FIGS. 13-22 illustrate another embodiment of a clutch assembly of the present invention, generally designated 401. The assembly comprises a cover 403 mounted on the flywheel 405 in a fixed axial position relative to the flywheel for conjoint rotation with the flywheel, and a primary pressure plate 407 operatively attached to the cover 403 by a series of links 409 (FIGS. 13A and 20), each having a first end pivotally secured to the pressure plate 407 by a fastener 411 and a second end pivotally secured to the cover by a pin 413 on the link extending into an opening 415 in the cover.

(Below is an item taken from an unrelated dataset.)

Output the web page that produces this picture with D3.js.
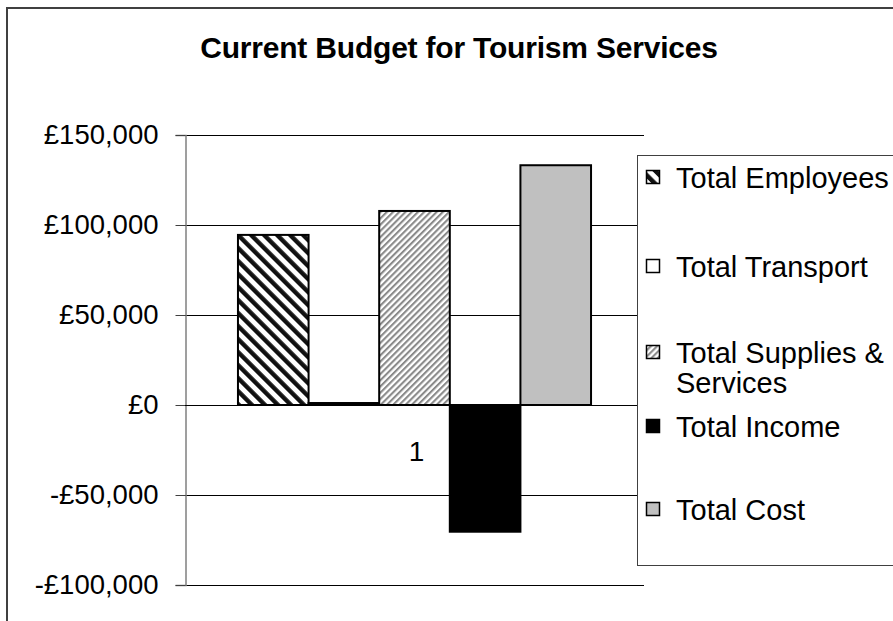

The flywheel 405, cover 403 and pressure plate 407 rotate in unison about an axis A of the driven shaft 417 (FIG. 15). The pressure plate 407 is axially moveable between an engaged position (FIG. 16) wherein the pressure plate applies a force to clamp a friction disk assembly 419 on the driven shaft 417 into operative engagement with the flywheel 405 of the driving shaft thereby to transmit torque from the driving shaft to the driven shaft, and a disengaged position (FIG. 17) wherein the pressure plate 407 does not clamp the friction disk assembly 419 and substantially no torque is transmitted. In the embodiment of FIGS. 16 and 17, the friction disk assembly 419 includes a first set of friction disks 421, a second set of friction disks 423, and an intermediate pressure plate 425 sandwiched between the two sets of friction disks 421, 423. As will be understood by the skilled person, the friction disks 419, 421 have driving connections (e.g., splined connections) with the driven shaft 417 for transmitting torque to the shaft. The intermediate pressure plate 425 has radial lugs 427 (FIG. 13A) which project into openings 429 in the cover 403, such that the plate 425 and cover 403 rotate together. It will be understood that the friction disk assembly 411 may have other configurations.
In the illustrated embodiment (see FIG. 15), the clutch assembly 401 includes a thrust bearing assembly 431 which slides on the driven shaft 417 in an axial direction in response to depression and release of the clutch pedal. The thrust bearing assembly 431 includes a sleeve 433 which is both rotatable and slidable on the driven shaft 417, and a member which, in this embodiment, comprises a retaining collar 435 affixed to the sleeve, as by splines (not shown) which prevent rotation of the collar relative to the sleeve 433 but which allow limited axial movement of the collar relative to the sleeve. The retaining collar 435 is provided with driving lugs, shown at 437 in FIGS. 13A and 15, each of which carries a pin 439 which extends into an opening in the cover 403 such that the collar 435 and sleeve 433 rotate in unison with the cover 421, as will be understood by those skilled in this field. For additional details, reference may be made to U.S. Pat. No. 3,394,788 which is incorporated herein by reference for all purposes consistent with this disclosure.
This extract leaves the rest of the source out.